Update (10:35 a.m. EST): Gov. Christie's spokesperson Kevin Roberts emailed the following clarification to reporters:
To be clear: The Governor believes vaccines are an important public health protection and with a disease like measles there is no question kids should be vaccinated. At the same time different states require different degrees of vaccination, which is why he was calling for balance in which ones government should mandate.
Roberts also emailed a full transcript of Christie's remarks, which include the Governor sparring with Times reporter Michael Barbaro over fairly vague semantics.
"Michael, what I said was that there has to be a balance and it depends on what the vaccine is, what the disease type is and all the rest," Christie said in response to Barbaro's questioning. "And so I didn't say I'm leaving people the option.

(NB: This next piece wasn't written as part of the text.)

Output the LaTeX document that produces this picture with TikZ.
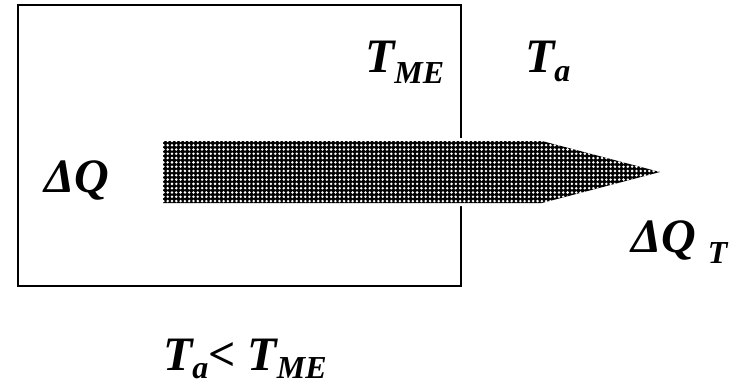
\documentclass[tikz,border=0pt]{standalone}
\usepackage{fontspec}
\setmainfont{Liberation Serif}
\usetikzlibrary{patterns.meta}
\newcommand{\bigtxt}{\fontsize{48}{54}\selectfont\bfseries\itshape}
\newcommand{\subtxt}[2]{\raisebox{-#1pt}{\fontsize{32}{34}\selectfont\bfseries\itshape #2}}
\begin{document}
\begin{tikzpicture}[x=1pt,y=-1pt,
  lbl/.style={anchor=base west, inner sep=0pt, outer sep=0pt, font=\bigtxt},
  frame/.style={draw=black, line width=2pt, inner sep=0pt},
  heatflow/.style={fill=black, postaction={pattern={Dots[distance=4.3pt,radius=1.4pt]}, pattern color=white}}]
\useasboundingbox (0,0) rectangle (740,386);
\node[frame, minimum width=443pt, minimum height=281pt] (box) at (239.5,145.5) {};
\coordinate (a1) at (163,141);
\coordinate (a2) at (542,141);
\coordinate (tip) at (660,172);
\coordinate (a3) at (542,203);
\coordinate (a4) at (163,203);
\draw[white, line width=6pt, line join=miter] (a1) -- (a2) -- (tip) -- (a3) -- (a4) -- cycle;
\path[heatflow] (a1) -- (a2) -- (tip) -- (a3) -- (a4) -- cycle;
\node[lbl] (tme) at (365,72) {T\subtxt{11}{ME}};
\node[lbl] (ta) at (525,72) {T\subtxt{9}{a}};
\node[lbl] (dq) at (44,192) {ΔQ};
\node[lbl] (dqt) at (631,252) {ΔQ \subtxt{11}{T}};
\node[lbl] (ineq) at (163,370) {T\subtxt{8}{a}< T\subtxt{8}{ME}};
\end{tikzpicture}
\end{document}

What I'm saying is that you have to have that balance in considering parental concerns..."
Earlier: On Monday, New Jersey Gov. Chris Christie identified himself as one of the first 2016 hopefuls to know dangerously little about public health. In an interview with the New York Times, Christie said that parents "need to have some measure of choice" when it comes to vaccinating their children against measles, although he had opted to vacciante his own children.

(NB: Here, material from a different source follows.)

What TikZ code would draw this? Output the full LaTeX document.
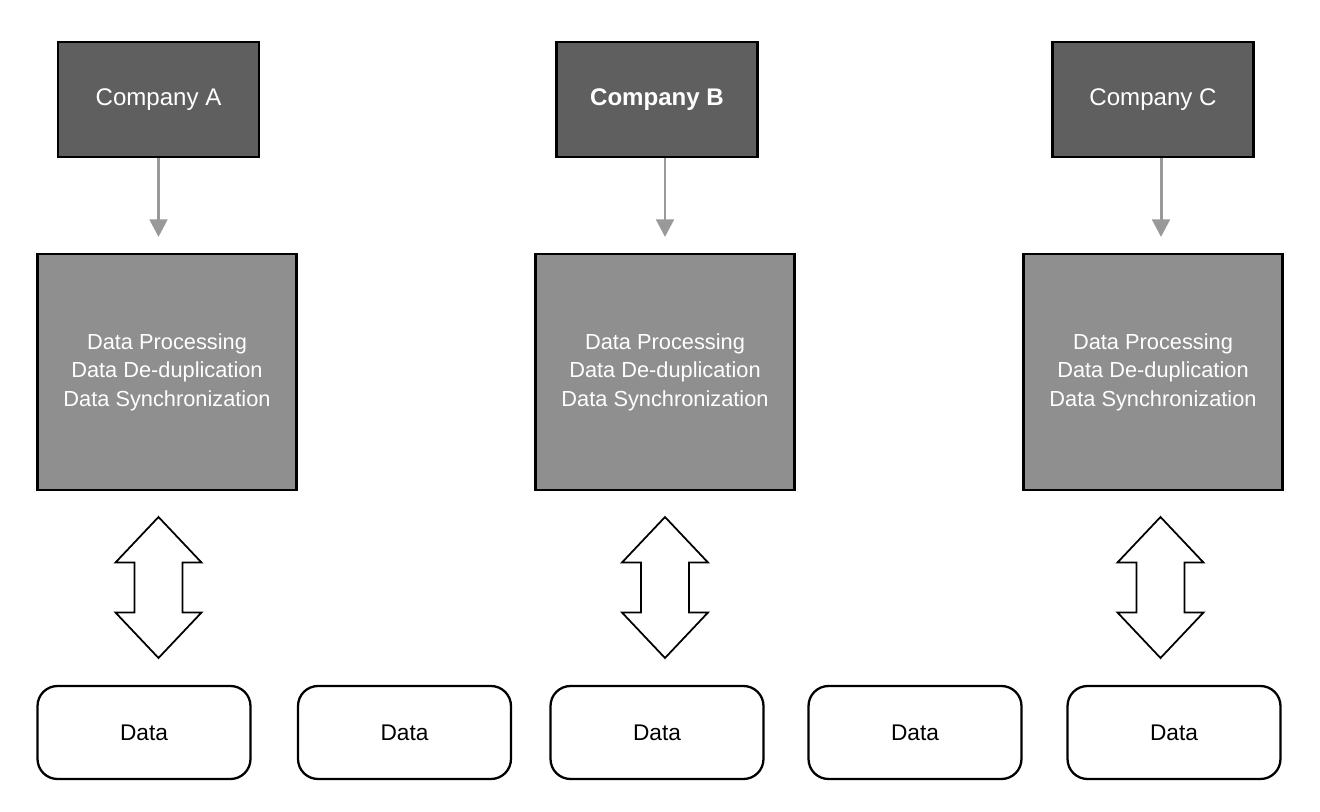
\documentclass[tikz,border=0pt]{standalone}
\usepackage{fontspec}
\setmainfont{Liberation Sans}
\usetikzlibrary{arrows.meta}

\definecolor{darkbox}{HTML}{5F5F5F}
\definecolor{midbox}{HTML}{8F8F8F}
\definecolor{feedgray}{HTML}{999999}

\tikzset{
  company/.style={draw=black, line width=1.3pt, fill=darkbox, text=white, minimum width=4.02cm, minimum height=2.3cm, inner sep=0pt, font=\fontsize{13.7}{16}\selectfont},
  process/.style={draw=black, line width=1.3pt, fill=midbox, text=white, minimum width=5.18cm, minimum height=4.72cm, inner sep=0pt, align=center, font=\fontsize{12.4}{16.2}\selectfont},
  store/.style={draw=black, line width=1.3pt, rounded corners=0.4cm, minimum width=4.26cm, minimum height=1.86cm, inner sep=0pt, font=\fontsize{12.9}{15}\selectfont},
  feed/.style={draw=feedgray, line width=1.7pt, -{Triangle[width=10pt,length=10pt]}},
  sync/.style={draw=black, line width=1pt}
}

\begin{document}
\begin{tikzpicture}[x=0.02cm, y=-0.02cm]
\useasboundingbox (0,0) rectangle (1320,812);

% companies
\node[company] (ca) at (158.5,99.5) {Company A};
\node[company] (cb) at (657,99.5) {\textbf{Company B}};
\node[company] (cc) at (1153,99.5) {Company C};

% processing
\node[process] (pa) at (167,372) {Data Processing\\Data De-duplication\\Data Synchronization};
\node[process] (pb) at (665,372) {Data Processing\\Data De-duplication\\Data Synchronization};
\node[process] (pc) at (1153,372) {Data Processing\\Data De-duplication\\Data Synchronization};

% data stores
\node[store] (da) at (144,732.5) {Data};
\node[store] (db) at (404.5,732.5) {Data};
\node[store] (dc) at (657,732.5) {Data};
\node[store] (dd) at (915,732.5) {Data};
\node[store] (de) at (1174,732.5) {Data};

% feed arrows
\coordinate (ea) at (158.5,237);
\coordinate (eb) at (665,237);
\coordinate (ec) at (1161,237);
\draw[feed] (ca.south -| ea) -- (ea);
\draw[feed] (cb.south -| eb) -- (eb);
\draw[feed] (cc.south -| ec) -- (ec);

% sync arrows
\coordinate (ua) at (158.5,517);
\coordinate (ub) at (665,517);
\coordinate (uc) at (1160.5,517);
\draw[sync] (ua) -- ++(43,45.5) -- ++(-19,0) -- ++(0,50) -- ++(19,0) -- ++(-43,45.5) -- ++(-43,-45.5) -- ++(19,0) -- ++(0,-50) -- ++(-19,0) -- cycle;
\draw[sync] (ub) -- ++(43,45.5) -- ++(-19,0) -- ++(0,50) -- ++(19,0) -- ++(-43,45.5) -- ++(-43,-45.5) -- ++(19,0) -- ++(0,-50) -- ++(-19,0) -- cycle;
\draw[sync] (uc) -- ++(43,45.5) -- ++(-19,0) -- ++(0,50) -- ++(19,0) -- ++(-43,45.5) -- ++(-43,-45.5) -- ++(19,0) -- ++(0,-50) -- ++(-19,0) -- cycle;
\end{tikzpicture}
\end{document}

"It's more important what you think as a parent than what you think as a public official," he continued. "I also understand that parents need to have some measure of choice in things as well. So that's the balance that the government has to decide."

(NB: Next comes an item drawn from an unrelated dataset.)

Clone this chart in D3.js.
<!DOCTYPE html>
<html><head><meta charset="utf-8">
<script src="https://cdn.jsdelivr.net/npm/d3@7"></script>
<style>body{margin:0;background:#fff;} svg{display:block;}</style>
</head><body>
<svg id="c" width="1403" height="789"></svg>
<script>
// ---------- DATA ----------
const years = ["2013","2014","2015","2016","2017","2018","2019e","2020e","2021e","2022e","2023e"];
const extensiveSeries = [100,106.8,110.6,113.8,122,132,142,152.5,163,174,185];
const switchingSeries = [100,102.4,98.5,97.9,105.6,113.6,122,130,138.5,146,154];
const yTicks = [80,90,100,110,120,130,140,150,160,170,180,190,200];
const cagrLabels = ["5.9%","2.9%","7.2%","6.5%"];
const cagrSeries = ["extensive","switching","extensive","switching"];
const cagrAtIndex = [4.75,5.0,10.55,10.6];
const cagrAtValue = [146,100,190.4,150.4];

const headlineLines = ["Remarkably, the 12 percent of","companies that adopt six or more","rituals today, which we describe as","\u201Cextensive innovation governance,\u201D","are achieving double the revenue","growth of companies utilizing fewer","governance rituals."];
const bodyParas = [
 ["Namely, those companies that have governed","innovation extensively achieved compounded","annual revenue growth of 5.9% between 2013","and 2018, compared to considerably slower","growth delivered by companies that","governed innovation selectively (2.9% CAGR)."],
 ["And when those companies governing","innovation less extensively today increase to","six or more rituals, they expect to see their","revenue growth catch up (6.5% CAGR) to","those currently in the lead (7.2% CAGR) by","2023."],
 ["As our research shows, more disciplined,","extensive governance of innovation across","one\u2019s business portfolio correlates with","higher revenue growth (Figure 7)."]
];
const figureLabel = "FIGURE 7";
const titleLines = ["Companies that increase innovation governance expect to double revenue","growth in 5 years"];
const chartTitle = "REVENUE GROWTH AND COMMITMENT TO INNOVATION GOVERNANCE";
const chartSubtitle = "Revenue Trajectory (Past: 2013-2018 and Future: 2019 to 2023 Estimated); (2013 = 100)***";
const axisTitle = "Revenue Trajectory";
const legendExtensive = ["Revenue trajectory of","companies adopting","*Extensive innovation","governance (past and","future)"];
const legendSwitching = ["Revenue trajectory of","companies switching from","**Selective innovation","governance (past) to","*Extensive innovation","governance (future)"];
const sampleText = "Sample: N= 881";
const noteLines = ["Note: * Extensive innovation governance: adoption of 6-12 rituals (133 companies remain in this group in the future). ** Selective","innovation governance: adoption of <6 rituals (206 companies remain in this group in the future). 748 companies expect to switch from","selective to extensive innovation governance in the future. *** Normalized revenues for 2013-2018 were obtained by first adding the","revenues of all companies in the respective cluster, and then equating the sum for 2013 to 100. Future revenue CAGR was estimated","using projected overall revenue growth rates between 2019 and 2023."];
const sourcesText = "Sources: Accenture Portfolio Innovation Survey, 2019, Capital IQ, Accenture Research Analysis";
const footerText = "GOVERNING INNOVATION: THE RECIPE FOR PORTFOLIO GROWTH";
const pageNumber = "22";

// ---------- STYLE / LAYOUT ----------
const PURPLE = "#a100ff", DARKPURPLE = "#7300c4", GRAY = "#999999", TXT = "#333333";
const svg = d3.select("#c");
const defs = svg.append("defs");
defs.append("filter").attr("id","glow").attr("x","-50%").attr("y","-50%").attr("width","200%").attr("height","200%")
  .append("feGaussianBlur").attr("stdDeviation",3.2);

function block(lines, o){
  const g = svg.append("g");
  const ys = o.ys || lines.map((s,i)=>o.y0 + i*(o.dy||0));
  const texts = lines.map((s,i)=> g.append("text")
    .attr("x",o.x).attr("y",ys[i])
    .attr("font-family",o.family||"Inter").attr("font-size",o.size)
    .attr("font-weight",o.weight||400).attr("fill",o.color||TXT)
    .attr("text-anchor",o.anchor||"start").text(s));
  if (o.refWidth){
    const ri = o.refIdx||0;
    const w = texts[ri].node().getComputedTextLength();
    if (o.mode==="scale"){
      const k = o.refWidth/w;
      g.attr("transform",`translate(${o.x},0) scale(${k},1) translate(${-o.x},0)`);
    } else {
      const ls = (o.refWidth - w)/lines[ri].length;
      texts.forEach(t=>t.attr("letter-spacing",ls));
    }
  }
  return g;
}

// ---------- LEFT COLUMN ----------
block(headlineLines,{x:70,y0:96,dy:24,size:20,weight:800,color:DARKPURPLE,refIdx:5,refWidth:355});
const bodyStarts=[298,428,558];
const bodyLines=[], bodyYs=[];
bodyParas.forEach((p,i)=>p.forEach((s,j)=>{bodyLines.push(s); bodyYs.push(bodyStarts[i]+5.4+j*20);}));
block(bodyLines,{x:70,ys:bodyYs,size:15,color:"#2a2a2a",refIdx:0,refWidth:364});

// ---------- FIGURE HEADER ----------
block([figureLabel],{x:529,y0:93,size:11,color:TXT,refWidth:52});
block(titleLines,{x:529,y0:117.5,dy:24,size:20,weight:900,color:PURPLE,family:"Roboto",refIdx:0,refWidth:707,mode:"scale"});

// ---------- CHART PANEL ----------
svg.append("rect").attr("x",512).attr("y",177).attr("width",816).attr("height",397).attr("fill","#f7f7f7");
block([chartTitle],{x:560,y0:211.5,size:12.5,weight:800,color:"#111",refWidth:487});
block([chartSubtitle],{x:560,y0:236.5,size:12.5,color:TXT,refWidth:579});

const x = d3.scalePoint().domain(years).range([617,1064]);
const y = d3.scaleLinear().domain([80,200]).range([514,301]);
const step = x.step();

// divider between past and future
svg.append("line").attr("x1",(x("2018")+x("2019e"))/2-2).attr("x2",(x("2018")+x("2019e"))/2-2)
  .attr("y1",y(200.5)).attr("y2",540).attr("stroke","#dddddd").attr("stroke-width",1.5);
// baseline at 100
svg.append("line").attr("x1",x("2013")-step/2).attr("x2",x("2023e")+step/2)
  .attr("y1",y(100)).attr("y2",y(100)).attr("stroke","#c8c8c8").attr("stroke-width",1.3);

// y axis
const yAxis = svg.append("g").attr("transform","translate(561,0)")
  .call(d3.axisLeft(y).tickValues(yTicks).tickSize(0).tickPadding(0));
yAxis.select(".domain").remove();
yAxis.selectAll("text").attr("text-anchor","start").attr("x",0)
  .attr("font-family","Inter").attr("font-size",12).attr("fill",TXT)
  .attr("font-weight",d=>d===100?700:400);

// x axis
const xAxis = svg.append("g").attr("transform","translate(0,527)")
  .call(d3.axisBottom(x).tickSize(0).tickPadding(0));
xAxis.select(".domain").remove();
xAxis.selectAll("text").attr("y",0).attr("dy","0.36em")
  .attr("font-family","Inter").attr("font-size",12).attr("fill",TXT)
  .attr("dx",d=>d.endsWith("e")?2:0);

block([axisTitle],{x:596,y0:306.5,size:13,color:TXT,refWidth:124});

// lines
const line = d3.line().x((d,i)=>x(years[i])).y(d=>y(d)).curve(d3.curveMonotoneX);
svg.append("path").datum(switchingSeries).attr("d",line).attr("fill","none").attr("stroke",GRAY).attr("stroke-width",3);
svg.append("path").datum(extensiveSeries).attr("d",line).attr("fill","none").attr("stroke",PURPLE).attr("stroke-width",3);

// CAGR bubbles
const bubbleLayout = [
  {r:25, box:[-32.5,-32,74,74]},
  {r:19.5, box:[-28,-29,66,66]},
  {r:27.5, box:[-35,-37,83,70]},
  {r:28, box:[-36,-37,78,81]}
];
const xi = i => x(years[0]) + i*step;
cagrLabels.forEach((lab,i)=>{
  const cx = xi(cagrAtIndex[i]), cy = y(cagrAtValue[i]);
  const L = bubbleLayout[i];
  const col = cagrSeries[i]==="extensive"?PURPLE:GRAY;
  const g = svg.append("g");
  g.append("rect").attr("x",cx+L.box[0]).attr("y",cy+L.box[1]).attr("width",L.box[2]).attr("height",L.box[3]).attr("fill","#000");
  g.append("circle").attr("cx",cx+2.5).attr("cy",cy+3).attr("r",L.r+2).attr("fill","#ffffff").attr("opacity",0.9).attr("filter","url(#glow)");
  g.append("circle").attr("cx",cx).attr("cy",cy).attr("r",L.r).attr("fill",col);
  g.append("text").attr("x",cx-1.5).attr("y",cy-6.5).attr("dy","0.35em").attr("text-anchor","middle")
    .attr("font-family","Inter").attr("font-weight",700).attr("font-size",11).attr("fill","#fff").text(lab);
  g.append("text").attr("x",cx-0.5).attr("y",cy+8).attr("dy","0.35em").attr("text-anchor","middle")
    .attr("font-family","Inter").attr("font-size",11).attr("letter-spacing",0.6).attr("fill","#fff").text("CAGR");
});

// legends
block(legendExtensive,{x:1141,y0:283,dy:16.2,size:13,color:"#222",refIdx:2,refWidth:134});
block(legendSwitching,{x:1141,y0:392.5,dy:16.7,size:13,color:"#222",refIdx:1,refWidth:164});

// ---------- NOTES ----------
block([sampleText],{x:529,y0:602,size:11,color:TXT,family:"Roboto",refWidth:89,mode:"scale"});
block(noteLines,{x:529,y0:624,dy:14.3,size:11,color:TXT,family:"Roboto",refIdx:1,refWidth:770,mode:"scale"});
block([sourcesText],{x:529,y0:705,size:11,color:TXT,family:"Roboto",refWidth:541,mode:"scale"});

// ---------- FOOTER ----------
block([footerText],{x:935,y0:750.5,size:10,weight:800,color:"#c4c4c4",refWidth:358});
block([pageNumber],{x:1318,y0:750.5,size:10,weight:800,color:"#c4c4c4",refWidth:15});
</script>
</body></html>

The New York Times' Michael Barbaro reports:
Mr. Christie said that "not every vaccine is created equal, and not every disease type is as great a public health threat as others."...
Mr. Christie spoke during an impromptu news conference in front of a facility for MedImmune, an American company that makes a nasal flu vaccine, called FluMist. Inside, Mr. Christie donned a lab coat and protective plastic goggles.
His remarks come in the midst of a measles outbreak that originated in Anaheim, Calif.'s Disneyland in December. The outbreak has thus far infected 84 people in 14 states and exposed over 1,000 people to the disease, according to the Centers for Disease Control and Prevention. Anti-vaxx advocates often argue that it is the individual's choice to decide what goes into his or her child's body, that the effects of vaccines are unknown and frightening -- in fact, refusing to vaccinate puts those with weaker immune systems (including babies and the elderly) at great risk of contracting the disease in question, while the safety of modern vaccinations is undisputed by medical professionals.
In an interview with NBC News, President Barack Obama said that the science behind vaccinations is "pretty indisputable."
"We've looked at this again and again. There is every reason to get vaccinated, but there aren't reasons to not," he said. "You should get your kids vaccinated."